Exactly and only the lines from the first entry through the line with "(board) at (358.5,592)" should be copied, both ends included, with no pictures.
====== Materials provided
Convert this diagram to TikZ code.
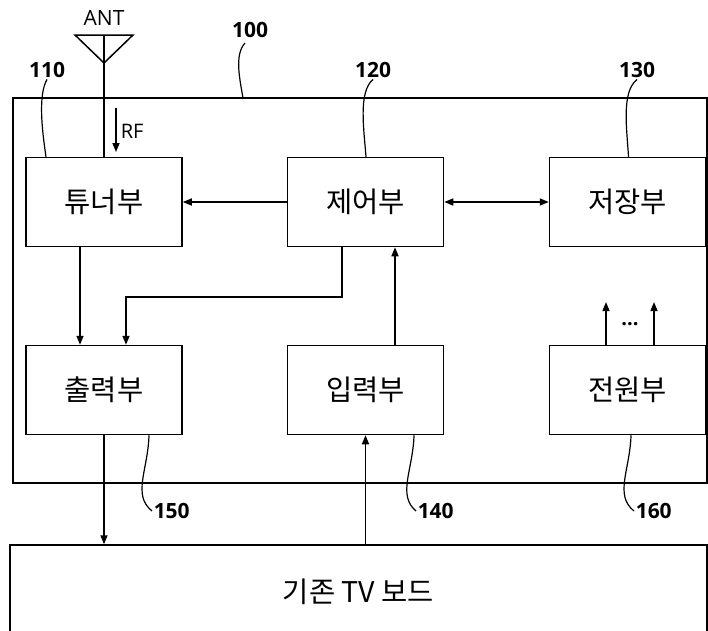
\documentclass[tikz,border=0pt]{standalone}
\usepackage{fontspec}
\setmainfont{Open Sans}
\newfontfamily\kr{Noto Sans CJK KR}
\usetikzlibrary{arrows.meta,calc}

\begin{document}
\begin{tikzpicture}[x=1pt,y=-1pt,line width=1.5pt,
  blk/.style={draw,minimum width=156pt,minimum height=89pt,font=\kr\fontsize{28.5}{32}\selectfont},
  arr/.style={-{Triangle[length=9pt,width=7pt]}},
  darr/.style={{Triangle[length=9pt,width=7pt]}-{Triangle[length=9pt,width=7pt]}},
  num/.style={font=\bfseries\fontsize{21}{24}\selectfont,inner sep=1pt},
  lbl/.style={font=\fontsize{#1}{#1}\selectfont,inner sep=1pt},
  lead/.style={line width=1.2pt}]
  \clip (0,0) rectangle (708,630);
  \draw (13,98) coordinate (sys) rectangle (707,483);

  \node[blk] (tuner) at (104,202) {튜너부};
  \node[blk] (ctrl)  at (365.5,202) {제어부};
  \node[blk] (store) at (627.5,202) {저장부};
  \node[blk] (out)   at (104,390) {출력부};
  \node[blk] (in)    at (365.5,390) {입력부};
  \node[blk] (power) at (627.5,390) {전원부};
  \node[blk,minimum width=697pt,minimum height=94pt,font=\kr\fontsize{28.5}{32}\selectfont] (board) at (358.5,592) {기존 TV 보드};

  % antenna
  \coordinate (antL) at (75,35);
  \coordinate (antR) at (133,35);
  \coordinate (antT) at (104,63);
  \draw (antL) -- (antR) -- (antT) -- cycle;
  \draw (104,35) -- (tuner.north);
  \node[lbl=21] (ant) at (104,18) {ANT};
  \coordinate (rfA) at (116,108);
  \coordinate (rfB) at (116,152);
  \draw[arr] (rfA) -- (rfB);
  \node[lbl=20,anchor=west] (rf) at (119,131) {RF};

  % signals
  \draw[arr] (ctrl.west) -- (tuner.east);
  \draw[darr] (ctrl.east) -- (store.west);
  \draw[arr] ([xshift=-24pt]tuner.south) -- ([xshift=-24pt]out.north);
  \coordinate (jn) at (126,297);
  \draw[arr] ([xshift=-23.5pt]ctrl.south) |- (jn) -- ([xshift=22pt]out.north);
  \draw[arr] ([xshift=29.5pt]in.north) -- ([xshift=29.5pt]ctrl.south);
  \coordinate (p1) at (606,302);
  \coordinate (p2) at (654,302);
  \draw[arr] (power.north -| p1) -- (p1);
  \draw[arr] (power.north -| p2) -- (p2);
  \node[font=\bfseries\fontsize{20}{20}\selectfont] (dots) at (630,324) {...};
  \draw[arr] (out.south) -- (out.south |- board.north);
  \draw[arr] (in.south |- board.north) -- (in.south);

  % reference numerals
  \node[num] (n100) at (250,30) {100};
  \node[num] (n110) at (47,70) {110};
  \node[num] (n120) at (373,70) {120};
  \node[num] (n130) at (637,70) {130};
  \node[num,anchor=west] (n150) at (152,511) {150};
  \node[num,anchor=west] (n140) at (416,511) {140};
  \node[num,anchor=west] (n160) at (634,511) {160};
  \draw[lead] (245,43) .. controls (234,55) and (240,80) .. (243,98);
  \draw[lead] (n110.south) .. controls (38,95) and (42,130) .. ([xshift=-58pt]tuner.north);
  \draw[lead] (n120.south) .. controls (358,92) and (364,130) .. ([xshift=0.5pt]ctrl.north);
  \draw[lead] (n130.south) .. controls (621,92) and (627,130) .. ([xshift=1pt]store.north);
  \draw[lead] ([xshift=45pt]out.south) .. controls (148,470) and (132,495) .. (n150.west);
  \draw[lead] ([xshift=48.5pt]in.south) .. controls (413,470) and (397,495) .. (n140.west);
  \draw[lead] ([xshift=3.5pt]power.south) .. controls (630,470) and (614,495) .. (n160.west);
\end{tikzpicture}
\end{document}
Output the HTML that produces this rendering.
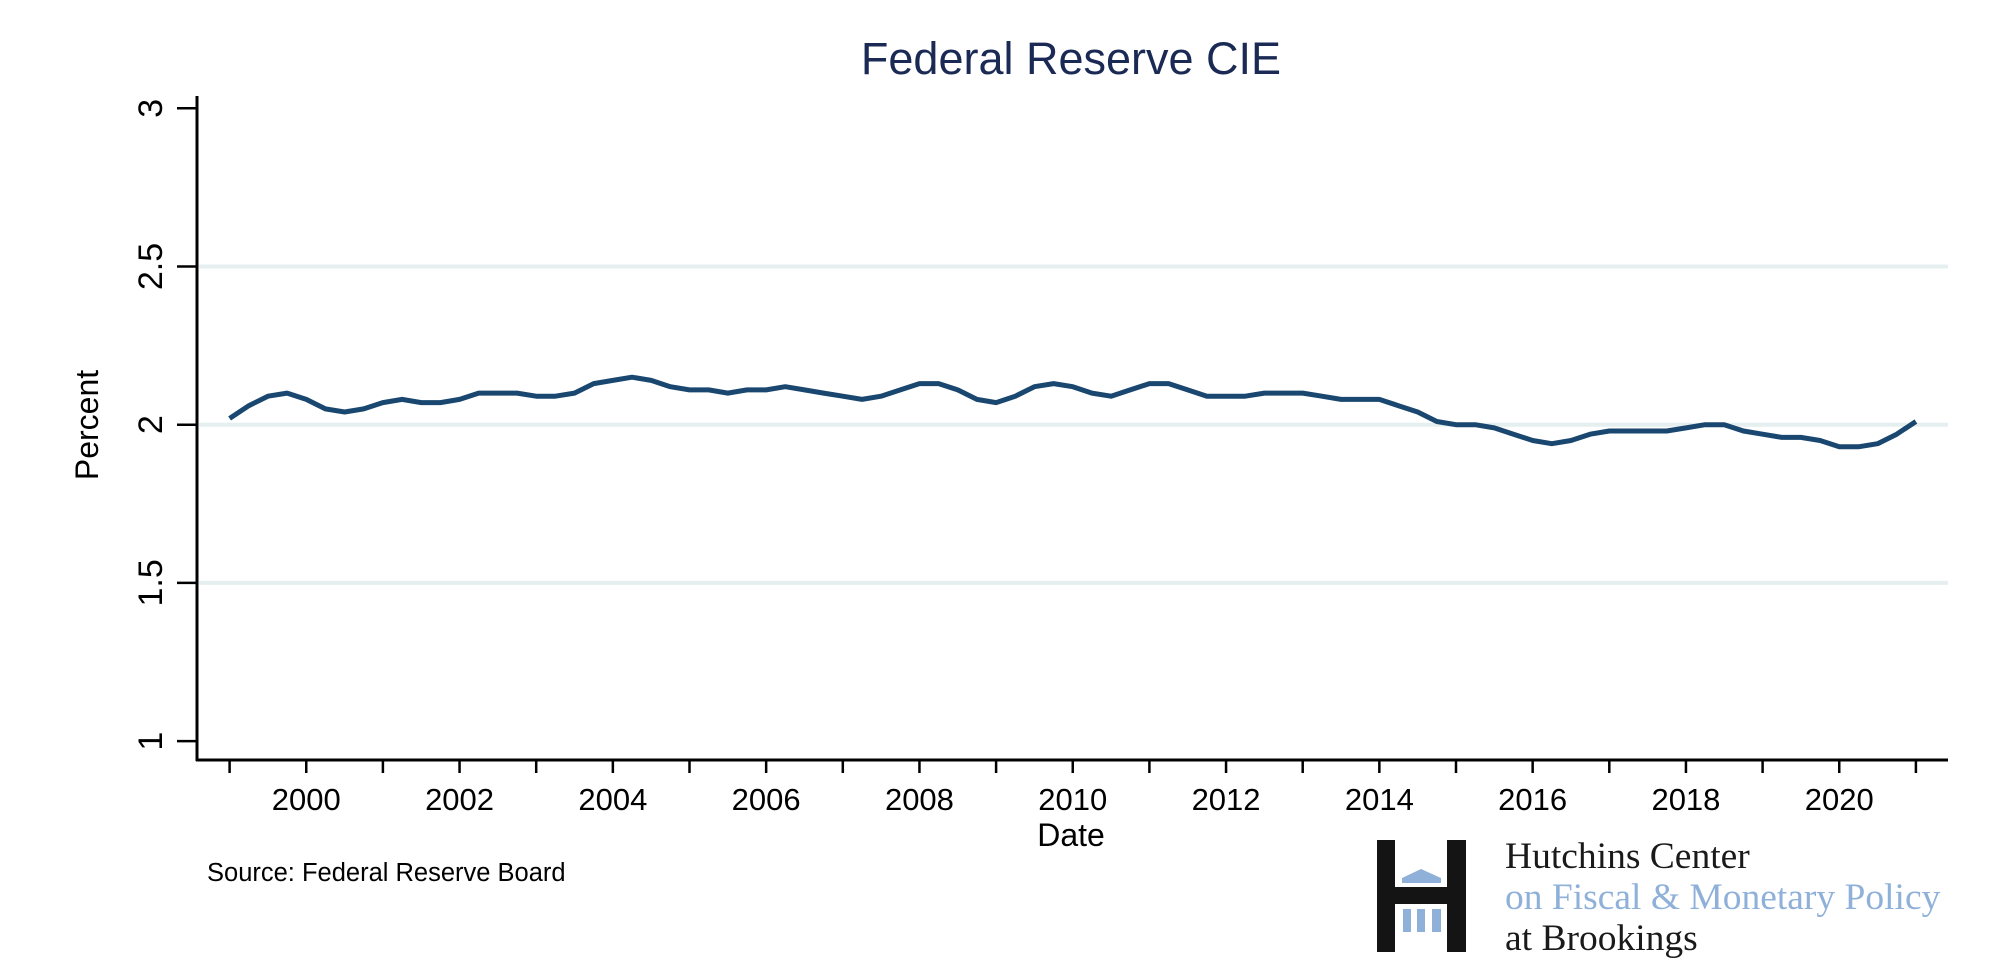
<!DOCTYPE html>
<html><head><meta charset="utf-8"><style>
html,body{margin:0;padding:0;background:#fff;}
svg{display:block;font-family:"Liberation Sans",Arial,sans-serif;}
</style></head><body>
<svg id="chart" width="2000" height="962" viewBox="0 0 2000 962">
<text x="1071" y="74" font-size="45" fill="#1a2a55" text-anchor="middle">Federal Reserve CIE</text>
<g id="grid"></g>
<g id="axes"></g>
<path id="line" fill="none" stroke="#1a476f" stroke-width="5" stroke-linejoin="round"/>
<text x="98" y="425" font-size="32" text-anchor="middle" transform="rotate(-90 98 425)">Percent</text>
<text x="1071" y="846" font-size="32" text-anchor="middle">Date</text>
<text x="207" y="881" font-size="25.5">Source: Federal Reserve Board</text>
<g>
<rect x="1377" y="840" width="18" height="112" fill="#141414"/>
<rect x="1447" y="840" width="19" height="112" fill="#141414"/>
<rect x="1395" y="887" width="52" height="17" fill="#141414"/>
<polygon points="1402,878 1421,869 1441,878 1441,883 1402,883" fill="#8fb1d9"/>
<rect x="1403" y="909" width="8" height="23" fill="#8fb1d9"/>
<rect x="1417" y="909" width="8" height="23" fill="#8fb1d9"/>
<rect x="1432" y="909" width="9" height="23" fill="#8fb1d9"/>
<text x="1505" y="868" font-size="37.5" font-family="Liberation Serif,serif" fill="#1a1a1a">Hutchins Center</text>
<text x="1505" y="909" font-size="37.5" font-family="Liberation Serif,serif" fill="#8fb1d9">on Fiscal &amp; Monetary Policy</text>
<text x="1505" y="950" font-size="37.5" font-family="Liberation Serif,serif" fill="#1a1a1a">at Brookings</text>
</g>
</svg>
<script>
const yTicks=[1,1.5,2,2.5,3];
const yTickLabels=["1","1.5","2","2.5","3"];
const xTickYears=[1999,2000,2001,2002,2003,2004,2005,2006,2007,2008,2009,2010,2011,2012,2013,2014,2015,2016,2017,2018,2019,2020,2021];
const xLabelYears=[2000,2002,2004,2006,2008,2010,2012,2014,2016,2018,2020];
const startYear=1999;
const values=[2.02,2.06,2.09,2.10,2.08,2.05,2.04,2.05,2.07,2.08,2.07,2.07,2.08,2.10,2.10,2.10,2.09,2.09,2.10,2.13,2.14,2.15,2.14,2.12,2.11,2.11,2.10,2.11,2.11,2.12,2.11,2.10,2.09,2.08,2.09,2.11,2.13,2.13,2.11,2.08,2.07,2.09,2.12,2.13,2.12,2.10,2.09,2.11,2.13,2.13,2.11,2.09,2.09,2.09,2.10,2.10,2.10,2.09,2.08,2.08,2.08,2.06,2.04,2.01,2.00,2.00,1.99,1.97,1.95,1.94,1.95,1.97,1.98,1.98,1.98,1.98,1.99,2.00,2.00,1.98,1.97,1.96,1.96,1.95,1.93,1.93,1.94,1.97,2.01];
const NS="http://www.w3.org/2000/svg";
const X0=197,X1=1948,Y0=760;
const x=t=>229.6+(t-1999)*76.65;
const y=v=>741.1-(v-1)*316.4;
function mk(tag,attrs,parent){const e=document.createElementNS(NS,tag);for(const k in attrs)e.setAttribute(k,attrs[k]);parent.appendChild(e);return e;}
const grid=document.getElementById('grid'),axes=document.getElementById('axes');
yTicks.forEach((v,i)=>{
  if(v>1&&v<3){const g=mk('line',{x1:X0+2,x2:X1,y1:y(v),y2:y(v),stroke:'#e6efef','stroke-width':4},grid);
  
  }
  const t=mk('line',{x1:177,x2:X0,y1:y(v),y2:y(v),stroke:'#000','stroke-width':2.5},axes);
  
  
  const l=mk('text',{x:162,y:y(v),'font-size':34,'text-anchor':'middle',transform:`rotate(-90 162 ${y(v)})`},axes);
  l.textContent=yTickLabels[i];
  
  
});
const ya=mk('line',{x1:X0,x2:X0,y1:96,y2:Y0+1,stroke:'#000','stroke-width':3},axes);


const xa=mk('line',{x1:X0-1,x2:X1,y1:Y0,y2:Y0,stroke:'#000','stroke-width':3},axes);


xTickYears.forEach(yr=>{
  const t=mk('line',{x1:x(yr),x2:x(yr),y1:Y0,y2:773,stroke:'#000','stroke-width':2.5},axes);
  
  
});
xLabelYears.forEach(yr=>{
  const l=mk('text',{x:x(yr),y:810,'font-size':31,'text-anchor':'middle'},axes);
  l.textContent=String(yr);
  
  
});
document.getElementById('line').setAttribute('d',values.map((v,i)=>(i?'L':'M')+x(startYear+i*0.25).toFixed(1)+','+y(v).toFixed(1)).join(''));
</script>
</body></html>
============
**Output of the task**
Convert this diagram to TikZ code.
\documentclass[tikz,border=0pt]{standalone}
\usepackage{fontspec}
\setmainfont{Open Sans}
\newfontfamily\kr{Noto Sans CJK KR}
\usetikzlibrary{arrows.meta,calc}

\begin{document}
\begin{tikzpicture}[x=1pt,y=-1pt,line width=1.5pt,
  blk/.style={draw,minimum width=156pt,minimum height=89pt,font=\kr\fontsize{28.5}{32}\selectfont},
  arr/.style={-{Triangle[length=9pt,width=7pt]}},
  darr/.style={{Triangle[length=9pt,width=7pt]}-{Triangle[length=9pt,width=7pt]}},
  num/.style={font=\bfseries\fontsize{21}{24}\selectfont,inner sep=1pt},
  lbl/.style={font=\fontsize{#1}{#1}\selectfont,inner sep=1pt},
  lead/.style={line width=1.2pt}]
  \clip (0,0) rectangle (708,630);
  \draw (13,98) coordinate (sys) rectangle (707,483);

  \node[blk] (tuner) at (104,202) {튜너부};
  \node[blk] (ctrl)  at (365.5,202) {제어부};
  \node[blk] (store) at (627.5,202) {저장부};
  \node[blk] (out)   at (104,390) {출력부};
  \node[blk] (in)    at (365.5,390) {입력부};
  \node[blk] (power) at (627.5,390) {전원부};
  \node[blk,minimum width=697pt,minimum height=94pt,font=\kr\fontsize{28.5}{32}\selectfont] (board) at (358.5,592) {기존 TV 보드};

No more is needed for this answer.